* BEGIN Data block *
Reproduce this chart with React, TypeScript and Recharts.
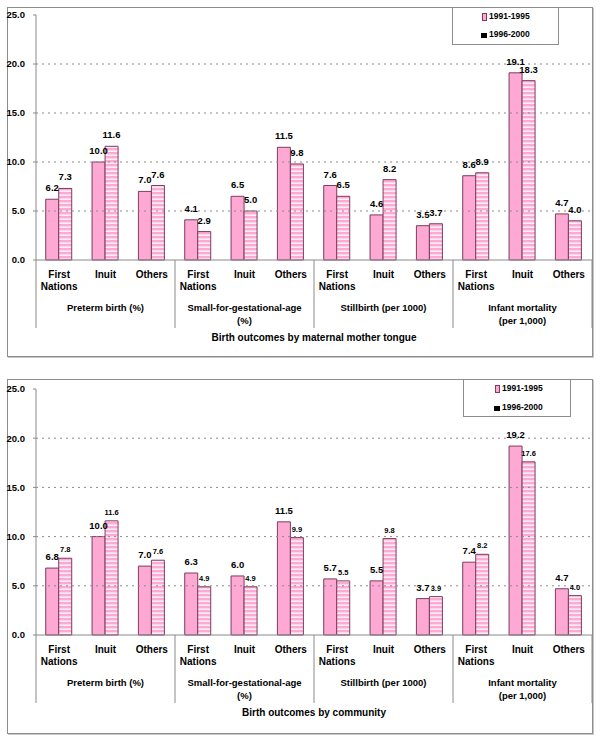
import { BarChart, Bar, XAxis, YAxis, ReferenceLine, LabelList } from 'recharts';

// Categories repeat for each outcome group
const categories = [
  'First Nations', 'Inuit', 'Others',
  'First Nations', 'Inuit', 'Others',
  'First Nations', 'Inuit', 'Others',
  'First Nations', 'Inuit', 'Others',
];
const groups = [
  'Preterm birth (%)',
  'Small-for-gestational-age\n(%)',
  'Stillbirth (per 1000)',
  'Infant mortality\n(per 1,000)',
];
const yTicks = [0, 5, 10, 15, 20, 25];
const gridValues = [5, 10, 15, 20];

// Maternal mother tongue
const tongue1991 = [6.2, 10.0, 7.0, 4.1, 6.5, 11.5, 7.6, 4.6, 3.5, 8.6, 19.1, 4.7];
const tongue1996 = [7.3, 11.6, 7.6, 2.9, 5.0, 9.8, 6.5, 8.2, 3.7, 8.9, 18.3, 4.0];

// Community
const community1991 = [6.8, 10.0, 7.0, 6.3, 6.0, 11.5, 5.7, 5.5, 3.7, 7.4, 19.2, 4.7];
const community1996 = [7.8, 11.6, 7.6, 4.9, 4.9, 9.9, 5.5, 9.8, 3.9, 8.2, 17.6, 4.0];

const FONT = '"Liberation Sans", Arial, sans-serif';
const PINK = '#FDA9D4';
const EDGE = '#7D3C5E';
const GREY = '#8a8a8a';
const WIDTH = 602;
const Y_AXIS_W = 36;
const RIGHT = 10;
const BAND = (WIDTH - Y_AXIS_W - RIGHT) / categories.length;

function CategoryTick(props: any) {
  const { x, y, payload, index } = props;
  const words = String(payload.value).split(' ');
  const groupIdx = Math.floor(index / 3);
  const pos = index % 3;
  const groupLines = groups[groupIdx].split('\n');
  return (
    <g fontFamily={FONT} fontWeight="bold" fill="#000">
      {words.map((w, i) => (
        <text key={i} x={x} y={y + 14 + i * 12} textAnchor="middle" dominantBaseline="central" fontSize={10}>
          {w}
        </text>
      ))}
      {pos === 0 && (
        <line x1={x - BAND / 2} x2={x - BAND / 2} y1={y} y2={y + 68} stroke={GREY} />
      )}
      {index === categories.length - 1 && (
        <line x1={x + BAND / 2} x2={x + BAND / 2} y1={y} y2={y + 68} stroke={GREY} />
      )}
      {pos === 1 &&
        groupLines.map((g, i) => (
          <text key={'g' + i} x={x} y={y + 47 + i * 13} textAnchor="middle" dominantBaseline="central" fontSize={9.5}>
            {g}
          </text>
        ))}
    </g>
  );
}

function makeLabel(size: number, off: number) {
  return (p: any) => (
    <text
      x={p.x + p.width / 2}
      y={p.y - off}
      textAnchor="middle"
      fontFamily={FONT}
      fontWeight="bold"
      fontSize={size}
      fill="#000"
    >
      {Number(p.value).toFixed(1)}
    </text>
  );
}

interface PanelProps {
  top: number;
  height: number;
  marginTop: number;
  axisHeight: number;
  first: number[];
  second: number[];
  smallSecond: boolean;
  title: string;
  box: { top: number; height: number };
  legend: { left: number; top: number; width: number; height: number; textLeft: number; rows: number[] };
}

function Panel({ top, height, marginTop, axisHeight, first, second, smallSecond, title, box, legend }: PanelProps) {
  const data = categories.map((c, i) => ({ cat: c, a: first[i], b: second[i] }));
  const axisY = top + height - axisHeight;
  return (
    <>
      <div
        style={{
          position: 'absolute',
          left: 7,
          top: box.top,
          width: 586,
          height: box.height,
          border: '1px solid #8c8c8c',
          boxShadow: '1px 1px 0 #c8c8c8',
          boxSizing: 'border-box',
        }}
      />
      <div style={{ position: 'absolute', left: 0, top }}>
        <BarChart
          width={WIDTH}
          height={height}
          data={data}
          margin={{ top: marginTop, right: RIGHT, bottom: 0, left: 0 }}
          barCategoryGap="21%"
          barGap={0}
        >
          <XAxis
            dataKey="cat"
            height={axisHeight}
            interval={0}
            tickLine={false}
            tickSize={0}
            tickMargin={0}
            stroke={GREY}
            tick={<CategoryTick />}
          />
          <YAxis
            width={Y_AXIS_W}
            domain={[0, 25]}
            ticks={yTicks}
            interval={0}
            stroke={GREY}
            tickSize={3}
            tickMargin={8}
            tickFormatter={(v: number) => v.toFixed(1)}
            tick={{ fontFamily: FONT, fontWeight: 'bold', fontSize: 9.5, fill: '#000' }}
          />
          {gridValues.map((v) => (
            <ReferenceLine key={v} y={v} stroke={GREY} strokeDasharray="2 4" />
          ))}
          <Bar dataKey="a" fill={PINK} stroke={EDGE} strokeWidth={1} isAnimationActive={false}>
            <LabelList dataKey="a" content={makeLabel(9.5, 8)} />
          </Bar>
          <Bar dataKey="b" fill="url(#hstripes)" stroke={EDGE} strokeWidth={1} isAnimationActive={false}>
            <LabelList dataKey="b" content={smallSecond ? makeLabel(7.5, 6) : makeLabel(9.5, 8)} />
          </Bar>
        </BarChart>
      </div>
      <div
        style={{
          position: 'absolute',
          left: Y_AXIS_W,
          width: WIDTH - Y_AXIS_W - RIGHT,
          top: axisY + 72,
          textAlign: 'center',
          fontFamily: FONT,
          fontWeight: 'bold',
          fontSize: 10,
          lineHeight: '12px',
        }}
      >
        {title}
      </div>
      <div
        style={{
          position: 'absolute',
          left: legend.left,
          top: legend.top,
          width: legend.width,
          height: legend.height,
          border: '1px solid #8c8c8c',
          boxSizing: 'border-box',
          background: '#fff',
          fontFamily: FONT,
          fontWeight: 'bold',
          fontSize: 8.5,
        }}
      >
        <div
          style={{
            position: 'absolute',
            left: legend.textLeft - 7,
            top: legend.rows[0] - 3,
            width: 3,
            height: 6,
            background: PINK,
            border: '1px solid ' + EDGE,
          }}
        />
        <div style={{ position: 'absolute', left: legend.textLeft, top: legend.rows[0] - 6, lineHeight: '12px' }}>
          1991-1995
        </div>
        <div
          style={{
            position: 'absolute',
            left: legend.textLeft - 8,
            top: legend.rows[1] - 1,
            width: 6,
            height: 5,
            background: '#000',
          }}
        />
        <div style={{ position: 'absolute', left: legend.textLeft, top: legend.rows[1] - 6, lineHeight: '12px' }}>
          1996-2000
        </div>
      </div>
    </>
  );
}

export default function App() {
  return (
    <div style={{ position: 'absolute', left: 0, top: 0, width: 602, height: 741, background: '#fff' }}>
      <svg width={0} height={0} style={{ position: 'absolute' }}>
        <defs>
          <pattern id="hstripes" patternUnits="userSpaceOnUse" width={4} height={4}>
            <rect x={0} y={0} width={4} height={4} fill={PINK} />
            <rect x={0} y={2.5} width={4} height={1.3} fill="#fff" />
          </pattern>
        </defs>
      </svg>
      <Panel
        top={0}
        height={370}
        marginTop={15}
        axisHeight={110}
        first={tongue1991}
        second={tongue1996}
        smallSecond={false}
        title="Birth outcomes by maternal mother tongue"
        box={{ top: 7, height: 350 }}
        legend={{ left: 452, top: 7, width: 107, height: 38, textLeft: 36, rows: [8, 26] }}
      />
      <Panel
        top={370}
        height={371}
        marginTop={19}
        axisHeight={106}
        first={community1991}
        second={community1996}
        smallSecond={true}
        title="Birth outcomes by community"
        box={{ top: 379, height: 355 }}
        legend={{ left: 463, top: 379, width: 108, height: 38, textLeft: 38, rows: [8, 27] }}
      />
    </div>
  );
}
* END Data block *
[Set exercise] Please repeat exactly the data above from its first line to the line that contains "8.2, 17.6, 4.0];", inclusive, and leave every picture out.

[Task answer]
Reproduce this chart with React, TypeScript and Recharts.
import { BarChart, Bar, XAxis, YAxis, ReferenceLine, LabelList } from 'recharts';

// Categories repeat for each outcome group
const categories = [
  'First Nations', 'Inuit', 'Others',
  'First Nations', 'Inuit', 'Others',
  'First Nations', 'Inuit', 'Others',
  'First Nations', 'Inuit', 'Others',
];
const groups = [
  'Preterm birth (%)',
  'Small-for-gestational-age\n(%)',
  'Stillbirth (per 1000)',
  'Infant mortality\n(per 1,000)',
];
const yTicks = [0, 5, 10, 15, 20, 25];
const gridValues = [5, 10, 15, 20];

// Maternal mother tongue
const tongue1991 = [6.2, 10.0, 7.0, 4.1, 6.5, 11.5, 7.6, 4.6, 3.5, 8.6, 19.1, 4.7];
const tongue1996 = [7.3, 11.6, 7.6, 2.9, 5.0, 9.8, 6.5, 8.2, 3.7, 8.9, 18.3, 4.0];

// Community
const community1991 = [6.8, 10.0, 7.0, 6.3, 6.0, 11.5, 5.7, 5.5, 3.7, 7.4, 19.2, 4.7];
const community1996 = [7.8, 11.6, 7.6, 4.9, 4.9, 9.9, 5.5, 9.8, 3.9, 8.2, 17.6, 4.0];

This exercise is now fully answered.